## TO DO
Copy exactly the lines from the beginning of the data down to and including the line holding "tense=+\quad perf=+\quad agt=+\quad", without any pictures.

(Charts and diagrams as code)

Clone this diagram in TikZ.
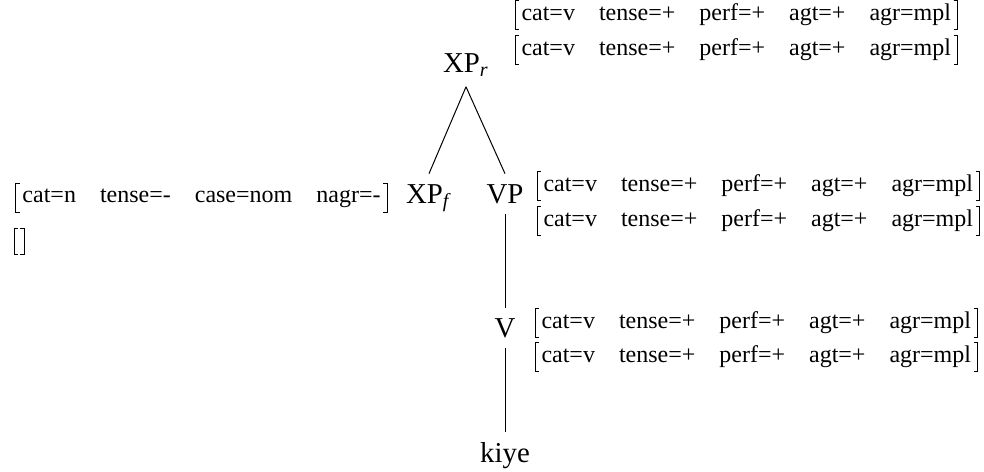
\documentclass[tikz,border=0pt]{standalone}
\usepackage{fontspec}
\setmainfont{Liberation Serif}
\usepackage{tikz}

\tikzset{
  cat/.style={inner sep=5pt, font=\fontsize{14.4}{17}\selectfont},
  avm/.style={inner xsep=3pt, inner ysep=0pt, minimum height=14pt},
  emptyavm/.style={inner sep=0pt, minimum width=4.5pt, minimum height=12.5pt}
}
% square brackets round a feature row
\newcommand{\avmbox}[1]{
  \draw ([xshift=2pt]#1.north west) -- (#1.north west) -- (#1.south west) -- ([xshift=2pt]#1.south west);
  \draw ([xshift=-2pt]#1.north east) -- (#1.north east) -- (#1.south east) -- ([xshift=-2pt]#1.south east);
}
\newcommand{\fv}{cat=v\quad tense=+\quad perf=+\quad agt=+\quad agr=mpl}

\begin{document}
\begin{tikzpicture}[x=0.5pt, y=-0.5pt, font=\fontsize{12}{14}\selectfont, line width=0.5pt]
                \useasboundingbox (0,0) rectangle (984,471);
                \node[cat, anchor=base] (XPr) at (466,72) {XP\textsubscript{\textit{r}}};
                \node[cat, anchor=base] (XPf) at (429,203) {XP\textsubscript{\textit{f}}};
                \node[cat, anchor=base] (VP) at (505,203) {VP};
                \node[cat, anchor=base] (V) at (505,337) {V};
                \node[cat, anchor=base] (kiye) at (505,462) {kiye};
                \draw (XPr.south) -- (XPf.north);
                \draw (XPr.south) -- (VP.north);
                \draw (VP.south) -- (V.north);
                \draw (V.south) -- (kiye.north);
                % feature rows
                \node[avm, anchor=west] (r1) at (515,15) {\fv};
                \node[avm, anchor=west] (r2) at (515,50) {\fv};
                \node[avm, anchor=west] (vp1) at (537,186) {\fv};
                \node[avm, anchor=west] (vp2) at (537,221) {\fv};
                \node[avm, anchor=west] (v1) at (535,323) {\fv};
                \node[avm, anchor=west] (v2) at (535,357) {\fv};
                \node[avm, anchor=east] (f1) at (387,198) {cat=n\quad tense=-\quad case=nom\quad nagr=-};
                \node[emptyavm, anchor=west] (f2) at (14,241) {};
                \foreach \m in {r1,r2,vp1,vp2,v1,v2,f1,f2} {\avmbox{\m}}
            \end{tikzpicture}
\end{document}
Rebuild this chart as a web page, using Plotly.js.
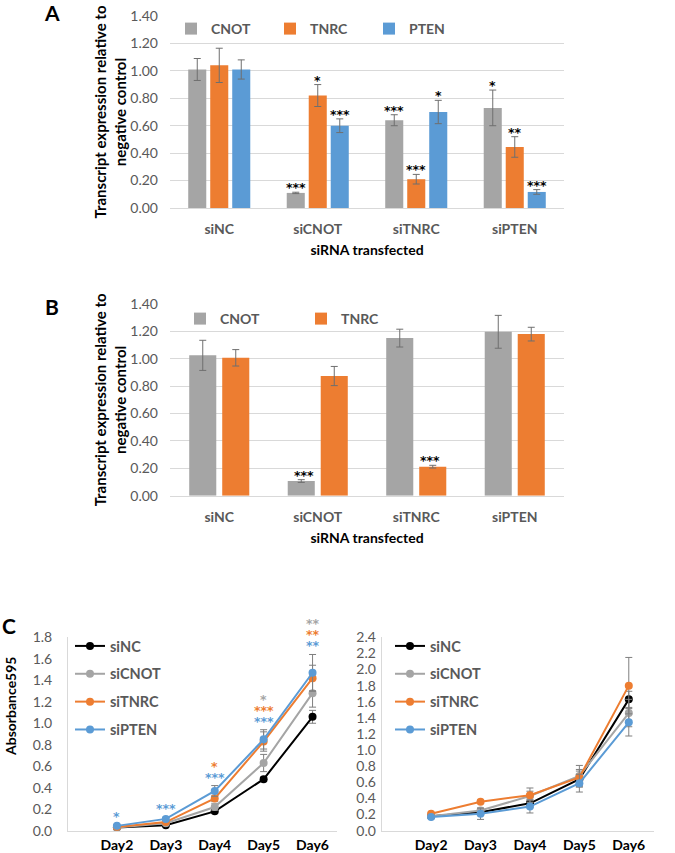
<!DOCTYPE html>
<html>
<head>
<meta charset="utf-8">
<script src="https://cdn.plot.ly/plotly-3.0.1.min.js"></script>
<style>html,body{margin:0;padding:0;background:#fff}#chart{width:675px;height:853px}</style>
</head>
<body>
<div id="chart"></div>
<script>
// ---------- Panel A data ----------
const categories = ['siNC', 'siCNOT', 'siTNRC', 'siPTEN'];
const aCNOT = [1.01, 0.11, 0.64, 0.73];
const aCNOTerr = [0.08, 0.005, 0.04, 0.13];
const aTNRC = [1.04, 0.82, 0.21, 0.445];
const aTNRCerr = [0.125, 0.08, 0.035, 0.075];
const aPTEN = [1.01, 0.60, 0.70, 0.117];
const aPTENerr = [0.07, 0.05, 0.085, 0.017];
const aCNOTstars = ['', '***', '***', '*'];
const aTNRCstars = ['', '*', '***', '**'];
const aPTENstars = ['', '***', '*', '***'];

// ---------- Panel B data ----------
const bCNOT = [1.025, 0.107, 1.151, 1.197];
const bCNOTerr = [0.11, 0.01, 0.065, 0.12];
const bTNRC = [1.007, 0.874, 0.212, 1.18];
const bTNRCerr = [0.06, 0.07, 0.01, 0.05];
const bCNOTstars = ['', '***', '', ''];
const bTNRCstars = ['', '', '***', ''];

// ---------- Panel C data ----------
const days = ['Day2', 'Day3', 'Day4', 'Day5', 'Day6'];
const c1NC = [0.03, 0.05, 0.18, 0.48, 1.06];
const c1NCerr = [0.005, 0.01, 0.015, 0.02, 0.06];
const c1CNOT = [0.03, 0.07, 0.22, 0.63, 1.28];
const c1CNOTerr = [0.005, 0.01, 0.03, 0.08, 0.13];
const c1TNRC = [0.035, 0.08, 0.30, 0.83, 1.42];
const c1TNRCerr = [0.005, 0.01, 0.03, 0.09, 0.12];
const c1PTEN = [0.045, 0.11, 0.37, 0.85, 1.47];
const c1PTENerr = [0.005, 0.015, 0.05, 0.09, 0.17];
const c1CNOTstars = ['', '', '', '*', '**'];
const c1TNRCstars = ['', '', '*', '***', '**'];
const c1PTENstars = ['*', '***', '***', '***', '**'];

const c2NC = [0.18, 0.23, 0.34, 0.64, 1.63];
const c2NCerr = [0.01, 0.03, 0.05, 0.10, 0.10];
const c2CNOT = [0.18, 0.25, 0.43, 0.68, 1.46];
const c2CNOTerr = [0.01, 0.03, 0.06, 0.13, 0.17];
const c2TNRC = [0.21, 0.36, 0.44, 0.66, 1.80];
const c2TNRCerr = [0.01, 0.02, 0.09, 0.10, 0.35];
const c2PTEN = [0.17, 0.21, 0.30, 0.59, 1.345];
const c2PTENerr = [0.01, 0.07, 0.08, 0.11, 0.17];

// ---------- styles ----------
const FONT = 'Lato, "Open Sans", sans-serif';
const STARFONT = '"DejaVu Sans", sans-serif';
const GRAY = '#A5A5A5', ORANGE = '#ED7D31', BLUE = '#5B9BD5', BLACK = '#000000';
const TXT = '#595959', GRID = '#D9D9D9', ERR = '#6f6f6f';
const W = 675, H = 853;
const px = v => v / W;
const py = v => 1 - v / H;

const traces = [];
const annotations = [];

function errY(arr, w) {
  return {type: 'data', array: arr, visible: true, color: ERR, thickness: 1, width: w};
}

// bar geometry
const aGap = 0.33, aGroupGap = 0.18;
const bGap = 0.43, bGroupGap = 0.21;

function starAnn(xref, yref, x, y, s, col, yshift) {
  return {xref: xref, yref: yref, x: x, y: y, text: s, showarrow: false, yanchor: 'bottom', xanchor: 'center',
    yshift: yshift, font: {family: STARFONT, size: 12.5, color: col, weight: 700}};
}

// Panel A bars
const aSets = [['CNOT', aCNOT, aCNOTerr, GRAY, aCNOTstars], ['TNRC', aTNRC, aTNRCerr, ORANGE, aTNRCstars], ['PTEN', aPTEN, aPTENerr, BLUE, aPTENstars]];
aSets.forEach(([name, vals, errs, col, stars], k) => {
  traces.push({type: 'bar', name: name, x: categories, y: vals, xaxis: 'x', yaxis: 'y', legend: 'legend',
    marker: {color: col}, error_y: errY(errs, 3.5)});
  const slot = (1 - aGap) / aSets.length;
  const off = -(1 - aGap) / 2 + slot * (k + 0.5);
  stars.forEach((s, i) => {
    if (!s) return;
    annotations.push(starAnn('x', 'y', i + off, vals[i] + errs[i], s, '#000', -5));
  });
});

// Panel B bars
const bSets = [['CNOT', bCNOT, bCNOTerr, GRAY, bCNOTstars], ['TNRC', bTNRC, bTNRCerr, ORANGE, bTNRCstars]];
bSets.forEach(([name, vals, errs, col, stars], k) => {
  traces.push({type: 'bar', name: name, x: categories, y: vals, xaxis: 'x2', yaxis: 'y2', legend: 'legend2',
    marker: {color: col}, error_y: errY(errs, 3.5)});
  const slot = (1 - bGap) / bSets.length;
  const off = -(1 - bGap) / 2 + slot * (k + 0.5);
  stars.forEach((s, i) => {
    if (!s) return;
    annotations.push(starAnn('x2', 'y2', i + off, vals[i] + errs[i], s, '#000', -5));
  });
});

// Panel C lines
const lineNames = ['siNC', 'siCNOT', 'siTNRC', 'siPTEN'];
const lineColors = [BLACK, GRAY, ORANGE, BLUE];
const c1Sets = [[c1NC, c1NCerr], [c1CNOT, c1CNOTerr], [c1TNRC, c1TNRCerr], [c1PTEN, c1PTENerr]];
const c2Sets = [[c2NC, c2NCerr], [c2CNOT, c2CNOTerr], [c2TNRC, c2TNRCerr], [c2PTEN, c2PTENerr]];
function addLines(sets, xa, ya, lg) {
  sets.forEach(([vals, errs], k) => {
    traces.push({type: 'scatter', mode: 'lines+markers', name: lineNames[k], x: days, y: vals,
      xaxis: xa, yaxis: ya, legend: lg, legendgroup: lg + '_' + k,
      line: {color: lineColors[k], width: 2}, marker: {color: lineColors[k], size: 8},
      error_y: {type: 'data', array: errs, visible: true, color: '#7f7f7f', thickness: 1, width: 3.5}});
  });
}
addLines(c1Sets, 'x3', 'y3', 'legend3');
addLines(c2Sets, 'x4', 'y4', 'legend4');

// Panel C left stars, stacked above the highest error bar of each day
const starStack = [[c1PTENstars, BLUE], [c1TNRCstars, ORANGE], [c1CNOTstars, GRAY]];
days.forEach((d, i) => {
  let base = 0;
  c1Sets.forEach(([vals, errs]) => { base = Math.max(base, vals[i] + errs[i]); });
  let k = 0;
  starStack.forEach(([stars, col]) => {
    if (!stars[i]) return;
    annotations.push(starAnn('x3', 'y3', i, base, stars[i], col, -1 + 11 * k));
    k++;
  });
});

// Panel letters and C y title
const letterFont = {family: FONT, size: 21, color: '#000', weight: 700};
annotations.push({xref: 'paper', yref: 'paper', x: px(52), y: py(12), text: 'A', showarrow: false, font: letterFont, xanchor: 'center', yanchor: 'middle'});
annotations.push({xref: 'paper', yref: 'paper', x: px(52), y: py(306), text: 'B', showarrow: false, font: letterFont, xanchor: 'center', yanchor: 'middle'});
annotations.push({xref: 'paper', yref: 'paper', x: px(9), y: py(625), text: 'C', showarrow: false, font: letterFont, xanchor: 'center', yanchor: 'middle'});
annotations.push({xref: 'paper', yref: 'paper', x: px(10), y: py(707), text: 'Absorbance595', textangle: -90, showarrow: false,
  font: {family: FONT, size: 14, color: '#000', weight: 700}, xanchor: 'center', yanchor: 'middle'});

const tickGray = {family: FONT, size: 14, color: TXT};
const tickBoldGray = {family: FONT, size: 14, color: TXT, weight: 700};
const tickBoldBlack = {family: FONT, size: 14, color: '#000', weight: 700};
const titleFont = {family: FONT, size: 14, color: '#000', weight: 700};
const yTitleFont = {family: FONT, size: 15, color: '#000', weight: 700};

function barX(dom, anchor) {
  return {domain: dom, anchor: anchor, type: 'category', showline: true, linecolor: GRID, linewidth: 1,
    showgrid: false, zeroline: false, ticks: '', tickfont: tickBoldGray, ticklabelstandoff: 8,
    title: {text: 'siRNA transfected', font: titleFont, standoff: 9}, fixedrange: true};
}
function barY(dom, anchor) {
  return {domain: dom, anchor: anchor, range: [0, 1.4], dtick: 0.2, tickformat: '.2f', showgrid: true,
    gridcolor: GRID, gridwidth: 1, zeroline: false, showline: false, ticks: '', tickfont: tickGray,
    ticklabelstandoff: 11,
    title: {text: 'Transcript expression relative to<br>negative control', font: yTitleFont, standoff: 0}, fixedrange: true};
}
function lineX(dom, anchor) {
  return {domain: dom, anchor: anchor, type: 'category', range: [-1, 4.5], showline: true, linecolor: GRID,
    linewidth: 1, showgrid: false, zeroline: false, ticks: '', tickfont: tickBoldBlack, ticklabelstandoff: 1, fixedrange: true};
}
function lineY(dom, anchor, top, so) {
  return {domain: dom, anchor: anchor, range: [0, top], dtick: 0.2, tickformat: '.1f', showline: true,
    linecolor: GRID, linewidth: 1, showgrid: false, zeroline: false, ticks: '', tickfont: tickGray,
    ticklabelstandoff: so, fixedrange: true};
}

const legendBase = {orientation: 'h', font: tickBoldGray, bgcolor: 'rgba(0,0,0,0)', borderwidth: 0,
  xanchor: 'left', yanchor: 'middle', traceorder: 'normal', entrywidthmode: 'pixels'};
const vLegend = {orientation: 'v', font: {family: FONT, size: 14.5, color: TXT, weight: 700}, bgcolor: 'rgba(0,0,0,0)',
  borderwidth: 0, xanchor: 'left', yanchor: 'top', traceorder: 'grouped', tracegroupgap: 6, itemwidth: 30};

const layout = {
  width: W, height: H, margin: {l: 0, r: 0, t: 0, b: 0}, paper_bgcolor: '#fff', plot_bgcolor: '#fff',
  font: {family: FONT}, showlegend: true, hovermode: false,
  bargap: aGap, bargroupgap: aGroupGap, barmode: 'group',
  xaxis: barX([px(170), px(564)], 'y'),
  yaxis: barY([py(208), py(16)], 'x'),
  xaxis2: barX([px(170), px(564)], 'y2'),
  yaxis2: barY([py(495.7), py(304)], 'x2'),
  xaxis3: lineX([px(68), px(337)], 'y3'),
  yaxis3: lineY([py(830.7), py(637.3)], 'x3', 1.8, 12),
  xaxis4: lineX([px(381.7), px(653.5)], 'y4'),
  yaxis4: lineY([py(830.7), py(637.3)], 'x4', 2.4, 2),
  legend: Object.assign({}, legendBase, {x: px(171), y: py(29), entrywidth: 54}),
  legend2: Object.assign({}, legendBase, {x: px(180), y: py(319), entrywidth: 76}),
  legend3: Object.assign({}, vLegend, {x: px(70), y: py(630)}),
  legend4: Object.assign({}, vLegend, {x: px(390), y: py(630)}),
  annotations: annotations
};

Plotly.newPlot('chart', traces, layout, {staticPlot: true, displayModeBar: false});
</script>
</body>
</html>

## TASK ANSWER
Clone this diagram in TikZ.
\documentclass[tikz,border=0pt]{standalone}
\usepackage{fontspec}
\setmainfont{Liberation Serif}
\usepackage{tikz}

\tikzset{
  cat/.style={inner sep=5pt, font=\fontsize{14.4}{17}\selectfont},
  avm/.style={inner xsep=3pt, inner ysep=0pt, minimum height=14pt},
  emptyavm/.style={inner sep=0pt, minimum width=4.5pt, minimum height=12.5pt}
}
% square brackets round a feature row
\newcommand{\avmbox}[1]{
  \draw ([xshift=2pt]#1.north west) -- (#1.north west) -- (#1.south west) -- ([xshift=2pt]#1.south west);
  \draw ([xshift=-2pt]#1.north east) -- (#1.north east) -- (#1.south east) -- ([xshift=-2pt]#1.south east);
}
\newcommand{\fv}{cat=v\quad tense=+\quad perf=+\quad agt=+\quad agr=mpl}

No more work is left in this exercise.